[Begin]
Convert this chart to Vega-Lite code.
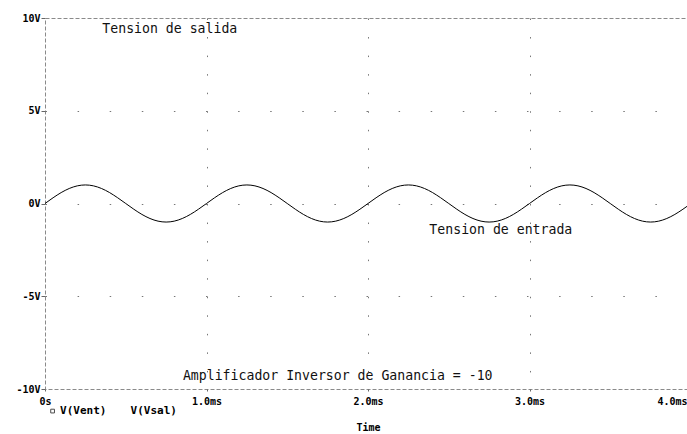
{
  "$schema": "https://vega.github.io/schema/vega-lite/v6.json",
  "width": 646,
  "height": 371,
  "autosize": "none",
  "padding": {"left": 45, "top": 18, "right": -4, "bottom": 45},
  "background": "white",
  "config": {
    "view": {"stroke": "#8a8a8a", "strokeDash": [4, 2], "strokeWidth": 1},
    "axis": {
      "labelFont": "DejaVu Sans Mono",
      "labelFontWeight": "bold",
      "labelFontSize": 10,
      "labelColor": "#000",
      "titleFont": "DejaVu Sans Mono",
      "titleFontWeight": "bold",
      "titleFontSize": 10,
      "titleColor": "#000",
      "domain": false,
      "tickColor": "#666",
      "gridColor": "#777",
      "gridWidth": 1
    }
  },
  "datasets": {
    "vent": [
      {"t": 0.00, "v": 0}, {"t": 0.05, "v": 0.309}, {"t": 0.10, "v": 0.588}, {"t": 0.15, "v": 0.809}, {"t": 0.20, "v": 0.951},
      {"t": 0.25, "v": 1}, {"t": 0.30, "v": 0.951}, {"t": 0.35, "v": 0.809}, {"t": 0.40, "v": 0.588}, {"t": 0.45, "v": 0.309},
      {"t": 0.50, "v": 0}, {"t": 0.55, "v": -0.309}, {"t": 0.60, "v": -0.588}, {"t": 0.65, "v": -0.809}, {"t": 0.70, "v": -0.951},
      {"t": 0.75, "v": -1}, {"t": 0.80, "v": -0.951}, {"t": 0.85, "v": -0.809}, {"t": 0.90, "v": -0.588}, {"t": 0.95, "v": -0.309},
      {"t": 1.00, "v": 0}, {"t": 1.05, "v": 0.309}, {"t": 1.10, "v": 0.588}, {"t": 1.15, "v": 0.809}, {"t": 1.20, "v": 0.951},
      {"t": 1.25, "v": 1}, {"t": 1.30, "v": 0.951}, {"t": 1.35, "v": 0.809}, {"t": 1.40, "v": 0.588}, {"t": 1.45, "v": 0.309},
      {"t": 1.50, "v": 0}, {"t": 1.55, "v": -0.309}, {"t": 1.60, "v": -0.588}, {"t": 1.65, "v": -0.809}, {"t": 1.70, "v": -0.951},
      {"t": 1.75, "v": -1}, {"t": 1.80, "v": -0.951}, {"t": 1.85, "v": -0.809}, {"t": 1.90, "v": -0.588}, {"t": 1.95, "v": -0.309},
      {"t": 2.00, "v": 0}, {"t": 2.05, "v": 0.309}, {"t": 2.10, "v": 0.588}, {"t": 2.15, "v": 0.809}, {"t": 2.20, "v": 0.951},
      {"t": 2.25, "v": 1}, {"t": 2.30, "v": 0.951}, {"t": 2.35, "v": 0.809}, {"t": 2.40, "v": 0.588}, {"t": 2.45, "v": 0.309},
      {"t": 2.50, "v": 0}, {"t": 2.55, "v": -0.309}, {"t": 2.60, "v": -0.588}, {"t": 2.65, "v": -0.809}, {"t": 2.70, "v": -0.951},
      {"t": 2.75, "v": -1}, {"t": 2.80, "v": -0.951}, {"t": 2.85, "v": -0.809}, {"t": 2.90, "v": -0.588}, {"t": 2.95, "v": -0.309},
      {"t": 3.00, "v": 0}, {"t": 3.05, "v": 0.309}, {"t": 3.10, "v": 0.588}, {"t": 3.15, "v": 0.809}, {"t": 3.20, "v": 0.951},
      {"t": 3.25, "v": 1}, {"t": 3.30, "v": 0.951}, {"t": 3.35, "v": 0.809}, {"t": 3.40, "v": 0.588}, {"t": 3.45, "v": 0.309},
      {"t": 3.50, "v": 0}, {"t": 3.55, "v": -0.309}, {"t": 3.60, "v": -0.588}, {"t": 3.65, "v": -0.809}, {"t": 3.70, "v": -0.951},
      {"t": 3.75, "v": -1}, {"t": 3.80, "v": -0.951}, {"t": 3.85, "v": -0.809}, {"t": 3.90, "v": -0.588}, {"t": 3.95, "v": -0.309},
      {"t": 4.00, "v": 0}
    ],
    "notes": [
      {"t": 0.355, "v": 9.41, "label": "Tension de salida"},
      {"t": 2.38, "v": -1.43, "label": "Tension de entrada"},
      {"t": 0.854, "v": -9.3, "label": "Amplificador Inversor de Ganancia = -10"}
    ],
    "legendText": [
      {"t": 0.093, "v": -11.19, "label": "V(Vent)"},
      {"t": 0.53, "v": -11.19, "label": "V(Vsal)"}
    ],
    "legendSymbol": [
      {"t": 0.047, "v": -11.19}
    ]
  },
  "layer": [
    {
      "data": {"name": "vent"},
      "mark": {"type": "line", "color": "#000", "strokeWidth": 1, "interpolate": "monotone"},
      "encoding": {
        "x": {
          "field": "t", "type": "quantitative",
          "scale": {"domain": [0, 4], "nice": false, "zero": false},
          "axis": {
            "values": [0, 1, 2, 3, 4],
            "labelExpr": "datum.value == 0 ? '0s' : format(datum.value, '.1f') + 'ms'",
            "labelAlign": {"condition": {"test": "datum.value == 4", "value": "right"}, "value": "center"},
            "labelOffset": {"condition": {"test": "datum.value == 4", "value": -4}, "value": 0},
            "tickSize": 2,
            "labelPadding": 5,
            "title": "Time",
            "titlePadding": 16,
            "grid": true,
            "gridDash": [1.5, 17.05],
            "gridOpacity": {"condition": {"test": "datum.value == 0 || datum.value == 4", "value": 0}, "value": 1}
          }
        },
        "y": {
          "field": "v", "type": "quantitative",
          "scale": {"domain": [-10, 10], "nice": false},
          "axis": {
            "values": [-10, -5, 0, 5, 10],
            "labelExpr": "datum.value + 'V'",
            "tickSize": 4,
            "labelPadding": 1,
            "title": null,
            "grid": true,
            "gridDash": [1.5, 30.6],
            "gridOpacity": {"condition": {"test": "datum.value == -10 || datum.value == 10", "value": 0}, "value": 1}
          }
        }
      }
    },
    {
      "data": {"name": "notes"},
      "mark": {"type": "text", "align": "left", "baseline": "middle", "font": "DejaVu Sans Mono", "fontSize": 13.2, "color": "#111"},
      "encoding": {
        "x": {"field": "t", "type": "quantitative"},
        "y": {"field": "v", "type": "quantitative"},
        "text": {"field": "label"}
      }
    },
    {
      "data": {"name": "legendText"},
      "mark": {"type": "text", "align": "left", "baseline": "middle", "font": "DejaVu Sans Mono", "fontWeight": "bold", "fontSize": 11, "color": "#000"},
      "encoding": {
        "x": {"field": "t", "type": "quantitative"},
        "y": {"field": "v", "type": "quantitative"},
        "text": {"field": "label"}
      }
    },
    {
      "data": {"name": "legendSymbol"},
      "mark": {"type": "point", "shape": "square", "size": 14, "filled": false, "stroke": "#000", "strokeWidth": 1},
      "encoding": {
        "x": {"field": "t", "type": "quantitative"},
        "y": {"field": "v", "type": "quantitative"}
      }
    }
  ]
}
[End]
■ OBJECTIVE:
In the copy, include no pictures; restate the listing above exactly.

■ EXERCISE OUTPUT:
Convert this chart to Vega-Lite code.
{
  "$schema": "https://vega.github.io/schema/vega-lite/v6.json",
  "width": 646,
  "height": 371,
  "autosize": "none",
  "padding": {"left": 45, "top": 18, "right": -4, "bottom": 45},
  "background": "white",
  "config": {
    "view": {"stroke": "#8a8a8a", "strokeDash": [4, 2], "strokeWidth": 1},
    "axis": {
      "labelFont": "DejaVu Sans Mono",
      "labelFontWeight": "bold",
      "labelFontSize": 10,
      "labelColor": "#000",
      "titleFont": "DejaVu Sans Mono",
      "titleFontWeight": "bold",
      "titleFontSize": 10,
      "titleColor": "#000",
      "domain": false,
      "tickColor": "#666",
      "gridColor": "#777",
      "gridWidth": 1
    }
  },
  "datasets": {
    "vent": [
      {"t": 0.00, "v": 0}, {"t": 0.05, "v": 0.309}, {"t": 0.10, "v": 0.588}, {"t": 0.15, "v": 0.809}, {"t": 0.20, "v": 0.951},
      {"t": 0.25, "v": 1}, {"t": 0.30, "v": 0.951}, {"t": 0.35, "v": 0.809}, {"t": 0.40, "v": 0.588}, {"t": 0.45, "v": 0.309},
      {"t": 0.50, "v": 0}, {"t": 0.55, "v": -0.309}, {"t": 0.60, "v": -0.588}, {"t": 0.65, "v": -0.809}, {"t": 0.70, "v": -0.951},
      {"t": 0.75, "v": -1}, {"t": 0.80, "v": -0.951}, {"t": 0.85, "v": -0.809}, {"t": 0.90, "v": -0.588}, {"t": 0.95, "v": -0.309},
      {"t": 1.00, "v": 0}, {"t": 1.05, "v": 0.309}, {"t": 1.10, "v": 0.588}, {"t": 1.15, "v": 0.809}, {"t": 1.20, "v": 0.951},
      {"t": 1.25, "v": 1}, {"t": 1.30, "v": 0.951}, {"t": 1.35, "v": 0.809}, {"t": 1.40, "v": 0.588}, {"t": 1.45, "v": 0.309},
      {"t": 1.50, "v": 0}, {"t": 1.55, "v": -0.309}, {"t": 1.60, "v": -0.588}, {"t": 1.65, "v": -0.809}, {"t": 1.70, "v": -0.951},
      {"t": 1.75, "v": -1}, {"t": 1.80, "v": -0.951}, {"t": 1.85, "v": -0.809}, {"t": 1.90, "v": -0.588}, {"t": 1.95, "v": -0.309},
      {"t": 2.00, "v": 0}, {"t": 2.05, "v": 0.309}, {"t": 2.10, "v": 0.588}, {"t": 2.15, "v": 0.809}, {"t": 2.20, "v": 0.951},
      {"t": 2.25, "v": 1}, {"t": 2.30, "v": 0.951}, {"t": 2.35, "v": 0.809}, {"t": 2.40, "v": 0.588}, {"t": 2.45, "v": 0.309},
      {"t": 2.50, "v": 0}, {"t": 2.55, "v": -0.309}, {"t": 2.60, "v": -0.588}, {"t": 2.65, "v": -0.809}, {"t": 2.70, "v": -0.951},
      {"t": 2.75, "v": -1}, {"t": 2.80, "v": -0.951}, {"t": 2.85, "v": -0.809}, {"t": 2.90, "v": -0.588}, {"t": 2.95, "v": -0.309},
      {"t": 3.00, "v": 0}, {"t": 3.05, "v": 0.309}, {"t": 3.10, "v": 0.588}, {"t": 3.15, "v": 0.809}, {"t": 3.20, "v": 0.951},
      {"t": 3.25, "v": 1}, {"t": 3.30, "v": 0.951}, {"t": 3.35, "v": 0.809}, {"t": 3.40, "v": 0.588}, {"t": 3.45, "v": 0.309},
      {"t": 3.50, "v": 0}, {"t": 3.55, "v": -0.309}, {"t": 3.60, "v": -0.588}, {"t": 3.65, "v": -0.809}, {"t": 3.70, "v": -0.951},
      {"t": 3.75, "v": -1}, {"t": 3.80, "v": -0.951}, {"t": 3.85, "v": -0.809}, {"t": 3.90, "v": -0.588}, {"t": 3.95, "v": -0.309},
      {"t": 4.00, "v": 0}
    ],
    "notes": [
      {"t": 0.355, "v": 9.41, "label": "Tension de salida"},
      {"t": 2.38, "v": -1.43, "label": "Tension de entrada"},
      {"t": 0.854, "v": -9.3, "label": "Amplificador Inversor de Ganancia = -10"}
    ],
    "legendText": [
      {"t": 0.093, "v": -11.19, "label": "V(Vent)"},
      {"t": 0.53, "v": -11.19, "label": "V(Vsal)"}
    ],
    "legendSymbol": [
      {"t": 0.047, "v": -11.19}
    ]
  },
  "layer": [
    {
      "data": {"name": "vent"},
      "mark": {"type": "line", "color": "#000", "strokeWidth": 1, "interpolate": "monotone"},
      "encoding": {
        "x": {
          "field": "t", "type": "quantitative",
          "scale": {"domain": [0, 4], "nice": false, "zero": false},
          "axis": {
            "values": [0, 1, 2, 3, 4],
            "labelExpr": "datum.value == 0 ? '0s' : format(datum.value, '.1f') + 'ms'",
            "labelAlign": {"condition": {"test": "datum.value == 4", "value": "right"}, "value": "center"},
            "labelOffset": {"condition": {"test": "datum.value == 4", "value": -4}, "value": 0},
            "tickSize": 2,
            "labelPadding": 5,
            "title": "Time",
            "titlePadding": 16,
            "grid": true,
            "gridDash": [1.5, 17.05],
            "gridOpacity": {"condition": {"test": "datum.value == 0 || datum.value == 4", "value": 0}, "value": 1}
          }
        },
        "y": {
          "field": "v", "type": "quantitative",
          "scale": {"domain": [-10, 10], "nice": false},
          "axis": {
            "values": [-10, -5, 0, 5, 10],
            "labelExpr": "datum.value + 'V'",
            "tickSize": 4,
            "labelPadding": 1,
            "title": null,
            "grid": true,
            "gridDash": [1.5, 30.6],
            "gridOpacity": {"condition": {"test": "datum.value == -10 || datum.value == 10", "value": 0}, "value": 1}
          }
        }
      }
    },
    {
      "data": {"name": "notes"},
      "mark": {"type": "text", "align": "left", "baseline": "middle", "font": "DejaVu Sans Mono", "fontSize": 13.2, "color": "#111"},
      "encoding": {
        "x": {"field": "t", "type": "quantitative"},
        "y": {"field": "v", "type": "quantitative"},
        "text": {"field": "label"}
      }
    },
    {
      "data": {"name": "legendText"},
      "mark": {"type": "text", "align": "left", "baseline": "middle", "font": "DejaVu Sans Mono", "fontWeight": "bold", "fontSize": 11, "color": "#000"},
      "encoding": {
        "x": {"field": "t", "type": "quantitative"},
        "y": {"field": "v", "type": "quantitative"},
        "text": {"field": "label"}
      }
    },
    {
      "data": {"name": "legendSymbol"},
      "mark": {"type": "point", "shape": "square", "size": 14, "filled": false, "stroke": "#000", "strokeWidth": 1},
      "encoding": {
        "x": {"field": "t", "type": "quantitative"},
        "y": {"field": "v", "type": "quantitative"}
      }
    }
  ]
}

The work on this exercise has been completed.